Balmoral 10k 2019race, trail running

A social event down in Glasgow on the Saturday night meant my only option in the weekend of races at Balmoral was limited to the 10k. I was keen to do something, as for each of the next few years Balmoral are having medals with a range of iconic Deeside scenes. I did the duathlon a few years back, and it’d be my preferred event, the 10k was very popular and competitive, and I’d not be in with any chance of a good placing.

I’d heard the route goes up a hill; unlike the 5k sections in the duathlon it’s primarily fireroad rather than any steep single track. With this in mind, the reasonably dry days in the run up, and the start and end tarmac sections, I decided to go with a pair of adidas supernova road shoes rather than trail ones.

The weather on arrival was changeable; there’d been a few rain showers and it looked a bit threatening overhead. The bag drop queue moved incredibly slowly with a useless fumbling gadgy at the front of our queue, and with a minute or two warning on the tannoy had to run round to the start, a warm up of sorts.

With a recent 40min road 10k, today’s expectations were for around 42 minutes, depending on how steep the hill was, a top 10% finish maybe stretching to top 5%.

I’d been warned the first few km are constricted on a narrow path, and arriving at the start with moments to spare entered the throng around the 40 minutes flag, however forward of here were perhaps a couple hundred folk; I doubted they’d all really be competing for that time, but before I had time to ponder this and move to a better position further forward, we were off.

The first km was crowded and slowish; clearly far too many folk that had no chance of a 40m time (why TF do they do that?) and I was conscious that I was losing time, so did the occasional dart on to the slippery grassy verges to pass clumps of slower moving traffic.

By the 3rd km, the climb had started, and I was chipping away passing folk and getting a bit more space. This wasn’t too bad, a fairly gentle climb. Hill? Ha! I might be closer to 40 minutes.

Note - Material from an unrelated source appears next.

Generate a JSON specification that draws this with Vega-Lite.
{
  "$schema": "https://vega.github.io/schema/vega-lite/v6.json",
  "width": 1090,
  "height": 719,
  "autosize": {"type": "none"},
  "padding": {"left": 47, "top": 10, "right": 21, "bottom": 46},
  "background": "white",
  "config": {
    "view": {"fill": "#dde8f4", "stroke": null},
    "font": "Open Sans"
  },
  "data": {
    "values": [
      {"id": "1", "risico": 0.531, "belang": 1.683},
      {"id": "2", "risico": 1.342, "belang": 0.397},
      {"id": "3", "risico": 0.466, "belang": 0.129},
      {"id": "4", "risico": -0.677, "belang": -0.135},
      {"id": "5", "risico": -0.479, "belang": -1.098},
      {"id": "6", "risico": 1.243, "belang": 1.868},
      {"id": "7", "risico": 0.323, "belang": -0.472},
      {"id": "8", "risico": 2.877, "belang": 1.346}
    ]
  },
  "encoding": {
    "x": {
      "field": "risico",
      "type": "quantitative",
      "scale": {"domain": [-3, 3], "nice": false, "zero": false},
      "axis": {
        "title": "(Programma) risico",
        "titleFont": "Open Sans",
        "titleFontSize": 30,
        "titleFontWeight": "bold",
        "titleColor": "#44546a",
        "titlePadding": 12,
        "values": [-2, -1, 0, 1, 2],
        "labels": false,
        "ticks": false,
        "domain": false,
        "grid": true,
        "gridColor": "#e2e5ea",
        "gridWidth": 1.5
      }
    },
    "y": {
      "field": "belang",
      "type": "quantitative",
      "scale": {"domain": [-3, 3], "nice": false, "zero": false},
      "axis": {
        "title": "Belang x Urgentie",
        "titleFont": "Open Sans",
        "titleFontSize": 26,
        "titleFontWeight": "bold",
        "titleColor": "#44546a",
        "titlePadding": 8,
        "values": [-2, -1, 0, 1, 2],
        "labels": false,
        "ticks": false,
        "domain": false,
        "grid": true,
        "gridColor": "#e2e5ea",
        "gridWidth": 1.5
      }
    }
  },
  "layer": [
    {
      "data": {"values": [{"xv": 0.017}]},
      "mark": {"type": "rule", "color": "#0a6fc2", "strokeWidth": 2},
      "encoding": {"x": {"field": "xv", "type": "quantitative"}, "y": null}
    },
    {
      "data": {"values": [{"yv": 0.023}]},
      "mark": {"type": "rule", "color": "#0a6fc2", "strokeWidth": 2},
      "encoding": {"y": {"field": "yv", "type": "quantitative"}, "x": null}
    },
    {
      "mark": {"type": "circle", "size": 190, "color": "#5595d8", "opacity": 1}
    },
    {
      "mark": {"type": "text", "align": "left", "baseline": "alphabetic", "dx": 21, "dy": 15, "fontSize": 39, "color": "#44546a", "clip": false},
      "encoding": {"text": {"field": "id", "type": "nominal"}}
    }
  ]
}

At 3.5km the route suddenly turns left, and here clearly was the hill ‘proper’. Ah. The gradient now going from 2 to 10%, time to get the breathing maxed and arms pumping, hauling me uphill. Quite a few folk were now broken, bursts of walking, or extended walking going on, probably folk that just train flat. Although my pace had fallen back from 4m/k to 4’45m/k, I’d reeled in loads of folk and thought I’d possibly be up in to the first 100.

There’s a big rock that marks the top, and a bagpiper to spur us all on, nice touch. The field had thinned out a lot and on the straighter sections I could see people dotted sparsely to the distance.

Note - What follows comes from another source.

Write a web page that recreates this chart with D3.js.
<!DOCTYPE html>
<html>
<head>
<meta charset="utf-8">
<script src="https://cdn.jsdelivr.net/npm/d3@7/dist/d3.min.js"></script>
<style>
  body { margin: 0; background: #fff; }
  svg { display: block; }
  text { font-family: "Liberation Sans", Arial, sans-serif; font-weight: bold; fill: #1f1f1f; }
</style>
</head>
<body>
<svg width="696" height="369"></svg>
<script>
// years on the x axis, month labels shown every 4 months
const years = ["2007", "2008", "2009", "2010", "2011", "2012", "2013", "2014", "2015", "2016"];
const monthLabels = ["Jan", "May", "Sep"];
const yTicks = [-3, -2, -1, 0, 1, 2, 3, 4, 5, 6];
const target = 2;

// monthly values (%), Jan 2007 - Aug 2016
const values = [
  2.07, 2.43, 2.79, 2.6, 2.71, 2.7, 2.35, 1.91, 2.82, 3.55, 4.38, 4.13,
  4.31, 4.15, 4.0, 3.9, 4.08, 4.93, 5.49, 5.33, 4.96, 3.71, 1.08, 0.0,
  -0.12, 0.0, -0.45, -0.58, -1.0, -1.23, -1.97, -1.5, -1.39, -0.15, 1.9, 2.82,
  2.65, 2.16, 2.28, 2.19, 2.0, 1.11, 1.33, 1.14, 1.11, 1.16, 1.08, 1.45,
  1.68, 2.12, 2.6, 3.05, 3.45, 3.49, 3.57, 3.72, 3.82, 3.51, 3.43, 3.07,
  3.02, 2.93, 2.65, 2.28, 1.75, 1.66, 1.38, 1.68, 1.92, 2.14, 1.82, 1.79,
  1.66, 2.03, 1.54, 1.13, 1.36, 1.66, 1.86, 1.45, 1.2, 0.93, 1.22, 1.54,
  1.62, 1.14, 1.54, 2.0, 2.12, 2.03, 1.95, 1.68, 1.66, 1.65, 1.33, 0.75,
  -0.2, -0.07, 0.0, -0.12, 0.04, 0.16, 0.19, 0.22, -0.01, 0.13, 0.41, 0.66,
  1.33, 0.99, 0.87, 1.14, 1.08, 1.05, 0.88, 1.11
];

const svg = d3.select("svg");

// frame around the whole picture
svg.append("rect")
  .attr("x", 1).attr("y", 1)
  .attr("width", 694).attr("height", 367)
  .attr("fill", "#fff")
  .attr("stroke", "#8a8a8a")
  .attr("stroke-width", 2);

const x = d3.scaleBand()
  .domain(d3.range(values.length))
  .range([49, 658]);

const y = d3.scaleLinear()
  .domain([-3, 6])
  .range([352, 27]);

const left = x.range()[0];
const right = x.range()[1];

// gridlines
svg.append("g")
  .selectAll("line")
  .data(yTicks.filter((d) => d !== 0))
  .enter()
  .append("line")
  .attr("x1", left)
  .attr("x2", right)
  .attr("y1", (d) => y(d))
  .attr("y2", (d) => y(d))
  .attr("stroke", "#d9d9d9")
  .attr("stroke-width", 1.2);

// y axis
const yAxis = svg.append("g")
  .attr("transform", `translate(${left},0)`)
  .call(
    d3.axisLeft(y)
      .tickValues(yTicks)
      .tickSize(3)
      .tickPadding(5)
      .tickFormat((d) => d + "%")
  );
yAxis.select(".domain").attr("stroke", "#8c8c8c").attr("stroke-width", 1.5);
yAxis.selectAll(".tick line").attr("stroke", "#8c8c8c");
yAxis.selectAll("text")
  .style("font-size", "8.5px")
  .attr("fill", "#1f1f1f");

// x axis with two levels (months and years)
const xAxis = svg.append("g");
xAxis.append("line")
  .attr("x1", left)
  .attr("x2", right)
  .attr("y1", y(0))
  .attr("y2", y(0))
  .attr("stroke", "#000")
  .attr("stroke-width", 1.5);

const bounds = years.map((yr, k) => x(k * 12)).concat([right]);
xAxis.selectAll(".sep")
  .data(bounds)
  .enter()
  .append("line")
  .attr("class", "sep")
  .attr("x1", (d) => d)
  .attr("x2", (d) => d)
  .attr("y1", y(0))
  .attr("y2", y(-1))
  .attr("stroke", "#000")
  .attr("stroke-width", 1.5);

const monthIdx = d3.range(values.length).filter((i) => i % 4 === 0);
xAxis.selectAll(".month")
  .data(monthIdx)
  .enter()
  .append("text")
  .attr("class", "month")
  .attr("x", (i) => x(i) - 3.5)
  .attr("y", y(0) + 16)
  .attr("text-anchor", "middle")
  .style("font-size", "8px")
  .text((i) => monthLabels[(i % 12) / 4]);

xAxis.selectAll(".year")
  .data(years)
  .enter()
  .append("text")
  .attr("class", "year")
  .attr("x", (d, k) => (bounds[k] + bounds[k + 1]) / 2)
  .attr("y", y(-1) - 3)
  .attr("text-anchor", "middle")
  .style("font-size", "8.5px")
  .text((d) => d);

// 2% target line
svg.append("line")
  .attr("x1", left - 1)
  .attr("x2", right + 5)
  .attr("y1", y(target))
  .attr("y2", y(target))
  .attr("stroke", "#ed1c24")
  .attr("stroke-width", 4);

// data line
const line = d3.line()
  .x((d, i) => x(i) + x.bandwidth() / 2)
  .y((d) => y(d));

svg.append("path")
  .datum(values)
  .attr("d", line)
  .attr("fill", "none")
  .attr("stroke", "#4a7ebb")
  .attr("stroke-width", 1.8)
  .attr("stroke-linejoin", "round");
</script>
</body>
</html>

Beginning to descend, I tried to focus on keeping good form: it’s easy to let gravity do the work and slacken off on effort, but also to over-stride and dissipate momentum in ‘skiddy’ steps subconsciously braking as the pace goes up and teeters towards ‘out of control’. Keeping weight forward and landing strikes nice and central rather than out front, keeping cadence high, was the name of the game.

With a gradient of 5-10% and watery rubble and some muddy bits underfoot, concentration was needed, but managed to bang a 3’28 km in the steeper part of the descent. This was working out quite well; the field now was really sparse, and what I saw of it didn’t have much older runners, reckoned I’d clawed it back to maybe top 50. I kept an eye out for any grey or bald heads, determined to hunt down any other vet category runners.

The slope levelled off and was back on tarmac as I headed into the 8th and 9th kms, and the track had spectators along the side, various high fives were dispensed to the kids. The effort was beginning to hurt but not long to go now.

A glance at the watch showed still well below 40mins heading into the last km, so with the chance of a good time I gave it laldy as it loops back past Balmoral castle, briefly heading back across grass before the finishing straight. I hammered a sprint down the last 200, catching and passing some chap who’d been showboating the last 50 right on the line, we had a chuckle about that as we recovered. Last km of 3’35 was decently fast.

After collecting my lovely Lochnager embossed medal, and quite a decent t-shirt, I went off to find out my results…

Surprisingly good! 40’15 (way better than I expected for a hilly trail 10k), which equated to 34th overall and 9th vet out of about 1800.

Met up with some mates who had also ran, for one his first ever race (quite a tough 10k for a first attempt) before making it back to the car just in time as the rain starting banging down, onwards down to Glasgow for party action and some well earned beers.